**WHAT THE TASK REQUIRES:**
For this exercise, repeat all of the material verbatim apart from its images.
***
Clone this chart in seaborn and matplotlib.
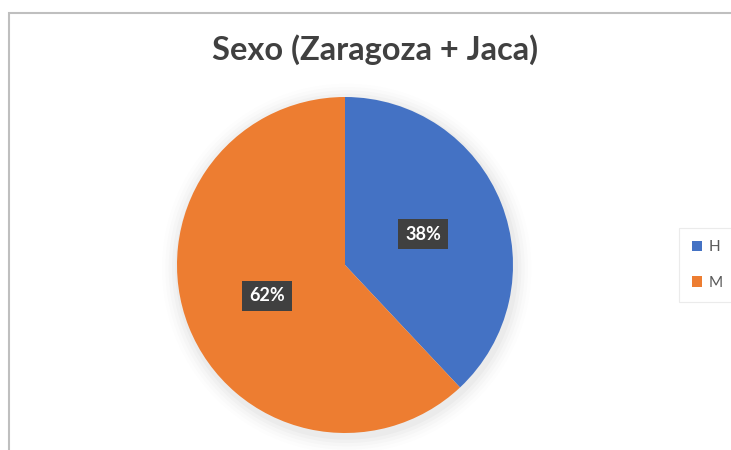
import matplotlib
matplotlib.use("Agg")
import matplotlib.pyplot as plt
import seaborn as sns
from matplotlib.patches import Rectangle, Patch, Circle

# data
labels = ["H", "M"]
shares = [38, 62]
colors = ["#4472C4", "#ED7D31"]
title = "Sexo (Zaragoza + Jaca)"

sns.set_theme(style="white")
plt.rcParams['font.family'] = ['Lato', 'DejaVu Sans']

fig = plt.figure(figsize=(7.31, 4.5), dpi=100)
fig.patch.set_facecolor("white")

# chart frame (gray border, cut by the image edge)
fig.patches.append(Rectangle((9 / 731, -0.1), 1.2, (450 - 13) / 450 + 0.1,
                             transform=fig.transFigure, fill=False,
                             edgecolor="#BFBFBF", linewidth=1.5))

cx, cy, r = 345, 265, 168
ax = fig.add_axes([(cx - r) / 731, (450 - cy - r) / 450, 2 * r / 731, 2 * r / 450])

# soft shadow
for i, a in enumerate([0.025, 0.02, 0.015, 0.01, 0.006]):
    c = Circle((0.01, -0.02), 1.0 + 0.02 * (i + 1), color="black",
               alpha=a, linewidth=0, zorder=0)
    c.set_clip_on(False)
    ax.add_patch(c)

wedges, texts, autotexts = ax.pie(shares, colors=colors, startangle=90, counterclock=False,
                                  autopct="%1.0f%%", pctdistance=0.5, radius=1.0,
                                  wedgeprops=dict(linewidth=0, zorder=2))
for w in wedges:
    w.set_clip_on(False)
for t in autotexts:
    t.set_color("white")
    t.set_fontsize(13)
    t.set_fontweight("bold")
    t.set_bbox(dict(boxstyle="square,pad=0.38", facecolor="#404040", edgecolor="none"))
    t.set_zorder(5)
ax.set_xlim(-1, 1)
ax.set_ylim(-1, 1)
ax.set_aspect("equal")
ax.axis("off")

fig.text(375 / 731, (450 - 50) / 450, title, ha="center", va="center",
         fontsize=23.5, fontweight="bold", color="#404040")

handles = [Patch(facecolor=c, edgecolor="none") for c in colors]
leg = fig.legend(handles, labels, loc="center", bbox_to_anchor=(707 / 731, (450 - 265) / 450),
                 frameon=True, fontsize=11, handlelength=0.7, handleheight=0.7,
                 handletextpad=0.4, labelspacing=1.4, borderpad=0.8, fancybox=False)
leg.get_frame().set_edgecolor("#E6E6E6")
leg.get_frame().set_linewidth(0.8)
for t in leg.get_texts():
    t.set_color("#595959")

fig.savefig("out.png", dpi=100)
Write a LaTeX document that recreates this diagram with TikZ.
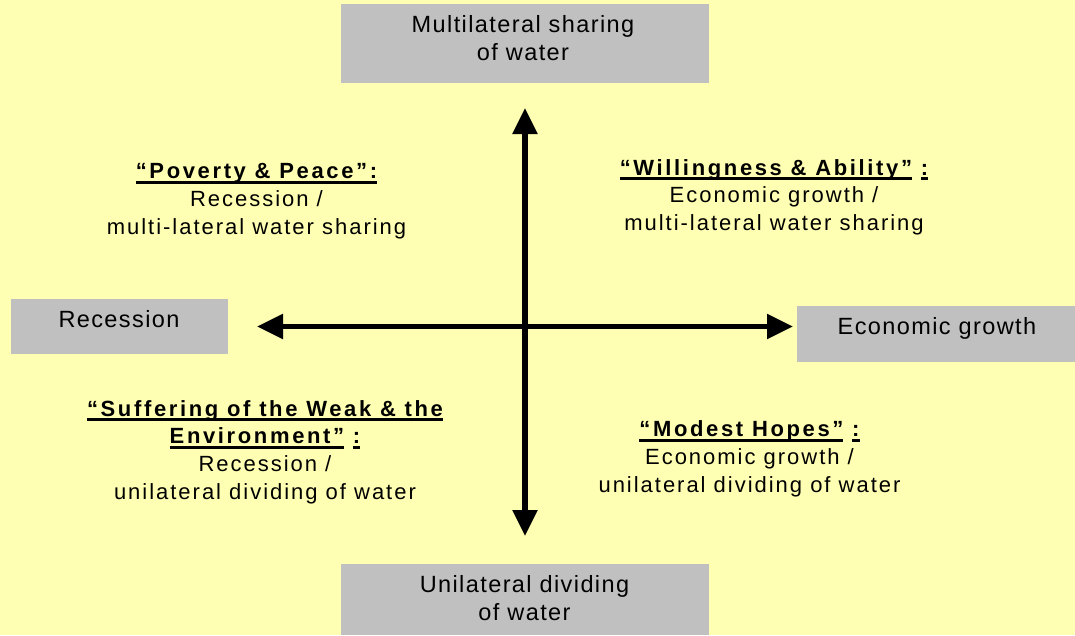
***
**ANSWER TO THE EXERCISE:**
Clone this chart in seaborn and matplotlib.
import matplotlib
matplotlib.use("Agg")
import matplotlib.pyplot as plt
import seaborn as sns
from matplotlib.patches import Rectangle, Patch, Circle

# data
labels = ["H", "M"]
shares = [38, 62]
colors = ["#4472C4", "#ED7D31"]
title = "Sexo (Zaragoza + Jaca)"

sns.set_theme(style="white")
plt.rcParams['font.family'] = ['Lato', 'DejaVu Sans']

fig = plt.figure(figsize=(7.31, 4.5), dpi=100)
fig.patch.set_facecolor("white")

# chart frame (gray border, cut by the image edge)
fig.patches.append(Rectangle((9 / 731, -0.1), 1.2, (450 - 13) / 450 + 0.1,
                             transform=fig.transFigure, fill=False,
                             edgecolor="#BFBFBF", linewidth=1.5))

cx, cy, r = 345, 265, 168
ax = fig.add_axes([(cx - r) / 731, (450 - cy - r) / 450, 2 * r / 731, 2 * r / 450])

# soft shadow
for i, a in enumerate([0.025, 0.02, 0.015, 0.01, 0.006]):
    c = Circle((0.01, -0.02), 1.0 + 0.02 * (i + 1), color="black",
               alpha=a, linewidth=0, zorder=0)
    c.set_clip_on(False)
    ax.add_patch(c)

wedges, texts, autotexts = ax.pie(shares, colors=colors, startangle=90, counterclock=False,
                                  autopct="%1.0f%%", pctdistance=0.5, radius=1.0,
                                  wedgeprops=dict(linewidth=0, zorder=2))
for w in wedges:
    w.set_clip_on(False)
for t in autotexts:
    t.set_color("white")
    t.set_fontsize(13)
    t.set_fontweight("bold")
    t.set_bbox(dict(boxstyle="square,pad=0.38", facecolor="#404040", edgecolor="none"))
    t.set_zorder(5)
ax.set_xlim(-1, 1)
ax.set_ylim(-1, 1)
ax.set_aspect("equal")
ax.axis("off")

fig.text(375 / 731, (450 - 50) / 450, title, ha="center", va="center",
         fontsize=23.5, fontweight="bold", color="#404040")

handles = [Patch(facecolor=c, edgecolor="none") for c in colors]
leg = fig.legend(handles, labels, loc="center", bbox_to_anchor=(707 / 731, (450 - 265) / 450),
                 frameon=True, fontsize=11, handlelength=0.7, handleheight=0.7,
                 handletextpad=0.4, labelspacing=1.4, borderpad=0.8, fancybox=False)
leg.get_frame().set_edgecolor("#E6E6E6")
leg.get_frame().set_linewidth(0.8)
for t in leg.get_texts():
    t.set_color("#595959")

fig.savefig("out.png", dpi=100)
Write a LaTeX document that recreates this diagram with TikZ.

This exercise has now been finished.